We have a brief summary of the long-term costs
and cost considerations for LNG. The current wellhead
costs of natural gas are not the issue, in the same way that the
current costs
to extract a barrel of conventional crude oil are not reflected
in its eventual
sale price. The combination of continued growth in Asian and European demand,
and the announced intentions of Russia, Iran, and Qatar (as well as others)

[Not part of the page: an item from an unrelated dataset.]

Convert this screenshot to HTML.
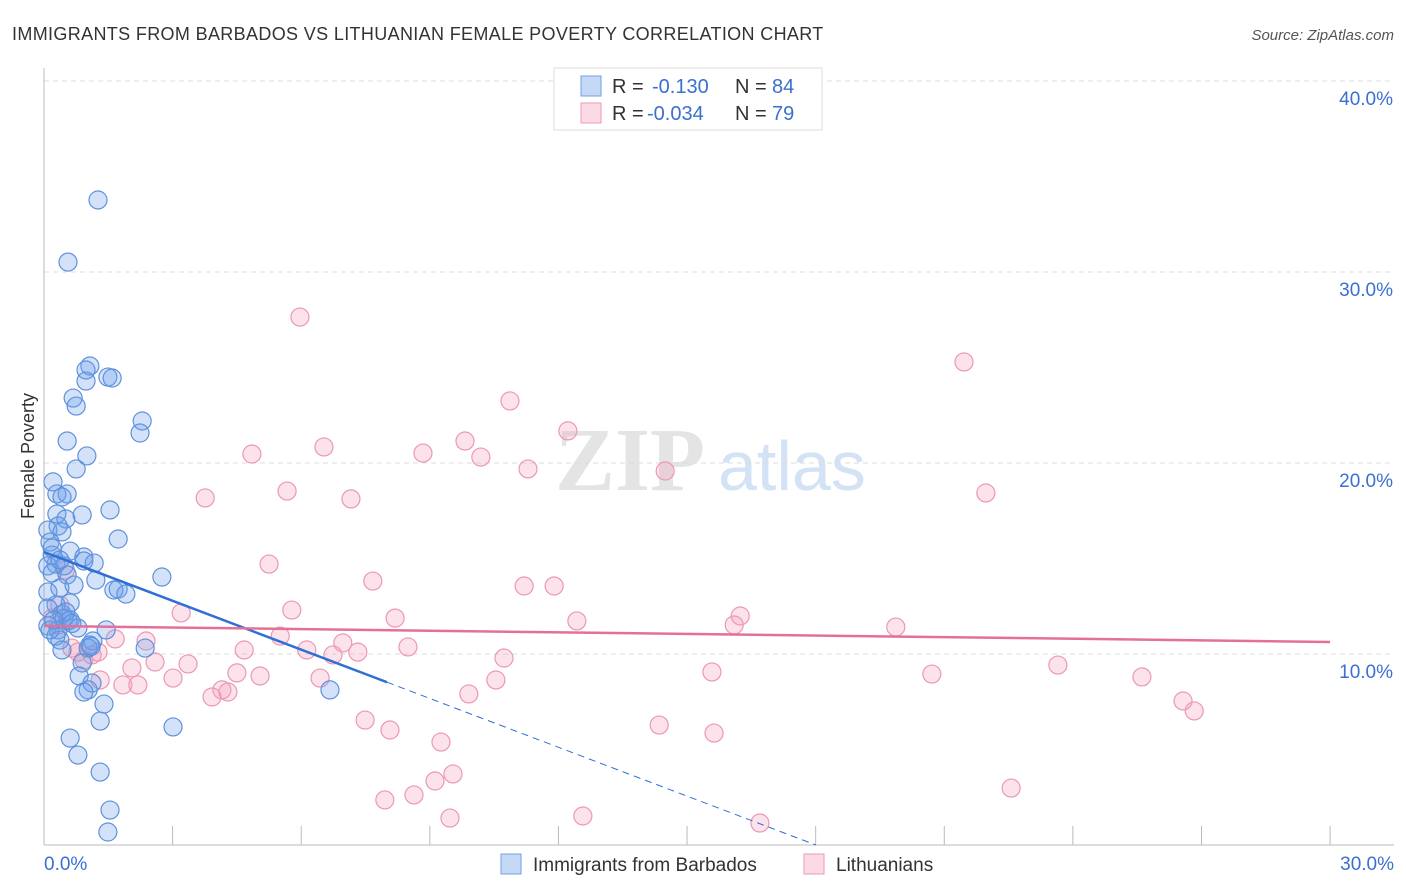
<!DOCTYPE html>
<html><head><meta charset="utf-8"><style>
body{margin:0;background:#fff;font-family:"Liberation Sans",sans-serif;}
svg{display:block}
</style></head><body>
<svg id="chart" width="1406" height="892">
<text x="12" y="40" font-size="18" fill="#333" letter-spacing="0.35">IMMIGRANTS FROM BARBADOS VS LITHUANIAN FEMALE POVERTY CORRELATION CHART</text>
<text x="1394" y="40" font-size="15" fill="#555" font-style="italic" text-anchor="end">Source: ZipAtlas.com</text>
<text x="34" y="456" font-size="18" fill="#333" text-anchor="middle" transform="rotate(-90 34 456)">Female Poverty</text>
<g><text x="555" y="490" font-size="90" fill="#e4e4e4" font-family="Liberation Serif,serif" font-weight="bold">ZIP</text><text x="718" y="490" font-size="70" fill="#d3e2f5">atlas</text></g>
<g id="grid"></g>
<g id="axes"></g>
<g id="marks"></g>
<g id="trends"></g>
<g>
<rect x="554" y="68" width="268" height="62" fill="#fff" stroke="#ddd"/>
<rect x="581" y="76" width="20" height="20" fill="rgba(110,160,235,0.4)" stroke="#6fa0e4"/>
<rect x="581" y="103" width="20" height="20" fill="rgba(245,160,190,0.4)" stroke="#ee9ab5"/>
<text y="93" font-size="20" fill="#333"><tspan x="612">R =</tspan><tspan x="652" fill="#3b6fd1">-0.130</tspan><tspan x="735">N =</tspan><tspan x="772" fill="#3b6fd1">84</tspan></text>
<text y="120" font-size="20" fill="#333"><tspan x="612">R =</tspan><tspan x="647" fill="#3b6fd1">-0.034</tspan><tspan x="735">N =</tspan><tspan x="772" fill="#3b6fd1">79</tspan></text>
</g>
<g>
<rect x="501" y="854" width="20" height="20" fill="rgba(110,160,235,0.4)" stroke="#6fa0e4"/>
<text x="533" y="871" font-size="19" fill="#333">Immigrants from Barbados</text>
<rect x="804" y="854" width="20" height="20" fill="rgba(245,160,190,0.4)" stroke="#ee9ab5"/>
<text x="836" y="871" font-size="19" fill="#333">Lithuanians</text>
</g>
</svg>
<script>
const blueX=[1.26,0.56,1.07,0.98,0.98,1.49,1.59,0.68,0.75,2.29,2.24,0.54,1.00,0.75,0.21,1.54,0.30,0.54,0.42,0.89,0.30,0.51,0.33,0.09,0.42,1.73,0.14,0.19,0.61,0.93,0.93,1.17,0.28,0.09,0.47,0.19,0.54,1.21,2.75,1.63,1.73,1.91,0.37,0.09,0.61,0.28,0.09,0.42,0.47,0.56,0.09,0.33,1.45,0.61,1.14,1.07,1.03,2.36,0.37,0.28,0.14,0.89,0.82,1.12,1.03,1.40,0.93,1.31,3.01,0.61,0.79,1.31,1.54,1.49,6.67,0.19,0.37,0.70,0.51,0.23,0.79,0.42,0.65,1.10];
const blueY=[33.77,30.52,25.08,24.87,24.29,24.50,24.45,23.40,22.98,22.20,21.57,21.15,20.37,19.69,19.01,17.54,18.38,18.38,18.22,17.28,17.33,17.07,16.70,16.49,16.39,16.02,15.86,15.18,15.39,15.08,14.87,14.76,14.71,14.61,14.61,14.24,14.14,13.87,14.03,13.35,13.40,13.14,13.46,13.25,12.67,12.57,12.41,12.09,11.88,11.73,11.47,11.26,11.26,11.78,10.68,10.47,10.31,10.31,10.73,10.94,11.26,9.53,8.85,8.48,8.12,7.38,8.01,6.49,6.18,5.60,4.71,3.82,1.83,0.68,8.12,15.55,14.92,13.61,12.20,11.78,11.36,10.21,11.60,10.40];
const pinkX=[5.97,21.46,10.87,12.22,4.85,6.53,9.82,8.84,10.19,11.29,14.49,3.76,5.67,7.16,21.97,5.25,7.67,11.20,11.90,3.20,5.78,8.19,12.43,16.24,16.10,19.87,1.66,2.38,5.51,6.97,6.13,7.32,8.49,4.67,0.19,0.37,0.65,0.79,0.93,1.12,2.05,2.59,3.36,10.73,4.50,5.04,3.01,1.84,2.19,1.31,6.74,6.44,10.54,9.91,4.15,3.92,4.29,15.58,20.71,23.65,25.61,26.57,26.83,7.49,8.07,9.26,14.35,15.63,9.54,9.12,8.63,7.95,22.56,9.47,12.57,16.70,1.26,0.33,0.50];
const pinkY=[27.64,25.29,23.25,21.68,20.47,20.84,21.15,20.52,20.31,19.69,19.58,18.17,18.53,18.12,18.43,14.71,13.82,13.56,13.56,12.15,12.30,11.88,11.73,11.99,11.52,11.41,10.79,10.68,10.94,10.58,10.21,10.10,10.37,10.21,11.88,12.57,10.31,10.10,9.69,9.95,9.27,9.58,9.48,9.79,9.01,8.85,8.74,8.38,8.38,8.64,9.95,8.74,8.64,7.91,8.12,7.75,8.01,9.06,8.95,9.42,8.80,7.54,7.02,6.54,6.02,5.39,6.28,5.86,3.72,3.35,2.62,2.36,2.98,1.41,1.52,1.15,10.10,11.52,14.40];
const yTicks=[10,20,30,40];
const yTickLabels=["10.0%","20.0%","30.0%","40.0%"];
const xTicks=[0,3,6,9,12,15,18,21,24,27,30];
const blueTrend=[15.34,-0.852];
const pinkTrend=[11.47,-0.028];
const NS="http://www.w3.org/2000/svg";
const X=v=>44+v*42.87, Y=v=>845-v*19.1;
function mk(tag,attrs,parent){const e=document.createElementNS(NS,tag);for(const k in attrs)e.setAttribute(k,attrs[k]);parent.appendChild(e);return e;}
const grid=document.getElementById('grid'),axes=document.getElementById('axes'),marks=document.getElementById('marks'),trends=document.getElementById('trends');
yTicks.forEach((t,i)=>{
 const l=mk('line',{x1:44,x2:1394,y1:Y(t),y2:Y(t),stroke:'#ddd','stroke-dasharray':'5,4'},grid);
 
 
 const tx=mk('text',{x:1393,y:Y(t)+24,'font-size':19,fill:'#3b6fd1','text-anchor':'end'},axes);
 tx.textContent=yTickLabels[i];
 
 
});
const ya=mk('line',{x1:44,x2:44,y1:68,y2:845,stroke:'#bbb'},axes);


const xa=mk('line',{x1:44,x2:1394,y1:845,y2:845,stroke:'#bbb'},axes);


xTicks.forEach(t=>{
 const l=mk('line',{x1:X(t),x2:X(t),y1:826,y2:845,stroke:'#bbb'},axes);
 
 
});
const x0=mk('text',{x:44,y:870,'font-size':19,fill:'#3b6fd1'},axes);x0.textContent='0.0%';


const x1=mk('text',{x:1394,y:870,'font-size':19,fill:'#3b6fd1','text-anchor':'end'},axes);x1.textContent='30.0%';


pinkX.forEach((v,i)=>{
 const c=mk('circle',{cx:X(v),cy:Y(pinkY[i]),r:9,fill:'rgba(245,160,190,0.3)',stroke:'#eb98b3','stroke-width':1.2},marks);
 
 
});
blueX.forEach((v,i)=>{
 const c=mk('circle',{cx:X(v),cy:Y(blueY[i]),r:9,fill:'rgba(110,160,235,0.3)',stroke:'#5e92dc','stroke-width':1.2},marks);
 
 
});
const bt=v=>blueTrend[0]+blueTrend[1]*v, pt=v=>pinkTrend[0]+pinkTrend[1]*v;
const bx0=-blueTrend[0]/blueTrend[1];
const b1=mk('line',{x1:X(0),y1:Y(bt(0)),x2:X(8),y2:Y(bt(8)),stroke:'#2f6fd6','stroke-width':2.5},trends);


const b2=mk('line',{x1:X(8),y1:Y(bt(8)),x2:X(bx0),y2:Y(0),stroke:'#2f6fd6','stroke-width':1,'stroke-dasharray':'7,5'},trends);


const p1=mk('line',{x1:X(0),y1:Y(pt(0)),x2:X(30),y2:Y(pt(30)),stroke:'#e4709a','stroke-width':2.5},trends);


</script>
</body></html>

forming a national gas cartel similar to OPEC, will keep the spot price
of LNG at most ports similar to the price of oil in the future.
That high price
will motivate more U.S. gas producers to begin exporting LNG from Gulf
LNG ports that were built in anticipation of a need for imported
LNG. The global
LNG trade is growing rapidly, and that trade will steadily reduce the differences
in gas prices around the world.
Vehicle Costs:
Another factor in the marketability of CNG vehicles will be the cost and convenience
of the vehicle itself. Right now, the only mass market CNG vehicle available
in the U.S. is the Honda Civic
GX. The Honda
Civic sedan (sale price starting at $15,405) runs on gasoline,
while the Civic
GX (sale price starting at $25,090) burns natural gas. The
GX has less horsepower, less torque, slightly lower miles/gallon of gas equivalent
(gge), only 60% of the driving range, half the trunk volume, and can only be
fueled at home. The home fueling process may take all night to
fill the entire tank volume
by a system which must be purchased separately
for $3000-$4000 dollars.
The
average U.S. residential retail price for natural gas in the fall
of 2010 was about $15/1000
ft3.
Assuming ~121 ft3 per gallon of gas equivalent (GGE),
the GX owner who fills his/her tank at home
would
pay $1.80/GGE
for the gas, plus an additional ~$0.30/GGE for the electricity powering the
compressor. The average price for gasoline at the pump in 2010 was
about $3.00/gal. If one drives 15,000 miles, gets 26 miles/gge,
and saves
$0.90/gge, the annual savings is $500.
That doesn’t justify the initial capital premium for the
NG vehicle, much less the time and inconvenience associated with
filling the tank several times a week, along with the other disadvantages
mentioned earlier. We expect interest in this option to remain
low for at least several years. In 2014, the average price of
gasoline at the pump will probably be $5.00/gal, and the mean residential
price
for
natural
gas will
probably be $20. The annual savings then could be $1200 (unless
the government determines a road tax is required on natural gas).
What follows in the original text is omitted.